Interest in a website containing the docker-compose files of projects listed in the awesome-selfhosted list
Hi c/selfhosted,
I have another project idea. However, before I start I want to make sure there is interest in the community and a similar project does not exist yet.
I was thinking about a "compose" website that contains the compose files and basic information of the projects listed in the awesome-selfhosted list. Users can search for projects, browse by categories, etc. In my opinion when finding a new project you want to try out it, is a bit cumbersome to find the corresponding compose file to get started.
Let me know if there is any interest in such a project. Also I have no idea how I would name the project, so give me your best suggestions :). Thanks!
You might want to take a look at https://community-scripts.github.io/ProxmoxVE/ . That's exactly what you want, but without Docker. It uses Proxmox / LXC / VMs and is really, really awesome for selfhosting.
I'd assume the projects either have a docker-compose example in the readme or in the repository files alongside the actual project.
Is that so uncommon?
While most have examples in their readme's on Docker hub and Github, not all of them do, so I sometimes have to hunt down an example buried in their git repo somewhere. So a searchable page for popular self-hosted app docker compose files would be welcome.
I don't think I've seen such a page anywhere else.
Not sure how many people would directly seek out a website like this but if it shows up in google searches its probably useful.
You could also probably also source compose files from github automatically (obviously with a disclaimer) to help quickly get examples for containers.
Although, some guides he posts require an environment variables file, of which he requires a donation for before downloading. I just scour the internet for the original projects' compose at that point.
for a selfhosted service which is a single self-contained process in a single container, is there still a benefit to using compose, and if so, what would that be? genuine question since I'm not providing a compose example for a foss service I made.
You answer my question with a question... But I'll answer it.
Compose is meant for multi-container applications or development. It's good for custom applications where you need to manage every service yourself so you mostly see them used for stuff like web stacks.
Single container applications are much easier to run and manage for the end-user and most of the awesome-selfhosted apps are already served as single container images on the docker hub. There is absolutely no need to use compose for any of those because you are not managing every service of the app yourself.

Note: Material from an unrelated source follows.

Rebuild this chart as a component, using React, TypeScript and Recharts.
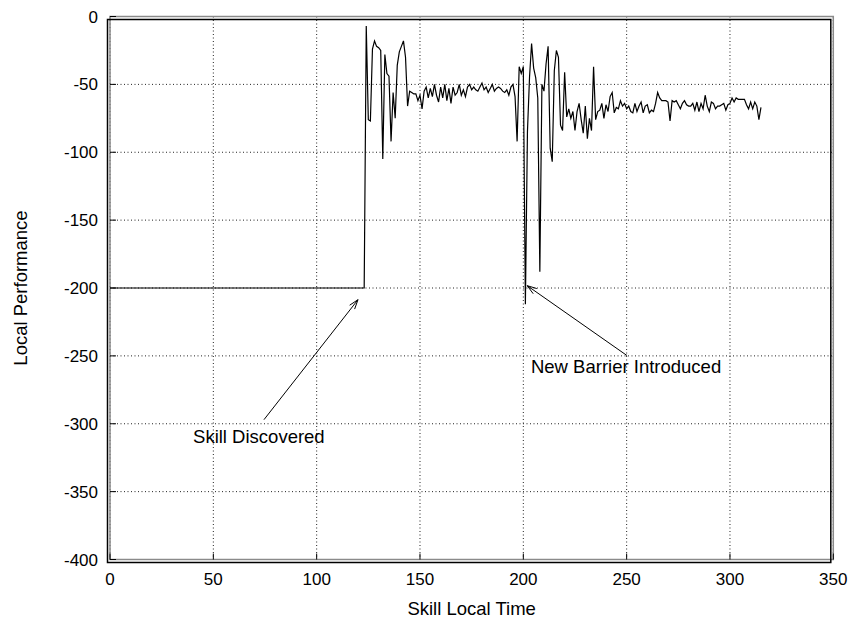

I have a big server with lots of containers running for apps. For example, I have a container for my blog, one for FreshRSS, and even one for Teamspeak. But I only use Compose for one application and that's my own custom one. That one consists of an nginx container, php container, etc. I don't need to dive into the different services of FreshRSS for example, but I do need to for my own custom app.
Compose doesn't have a versioned standard, it did for a bit iirc, which also means you can't always just grab a compose file and know it will always just work.
Most self hosted works fine with giant all in one containers, even for complex apps, it's when you need to scale you usually hit problems with an all in one container approach and have to change.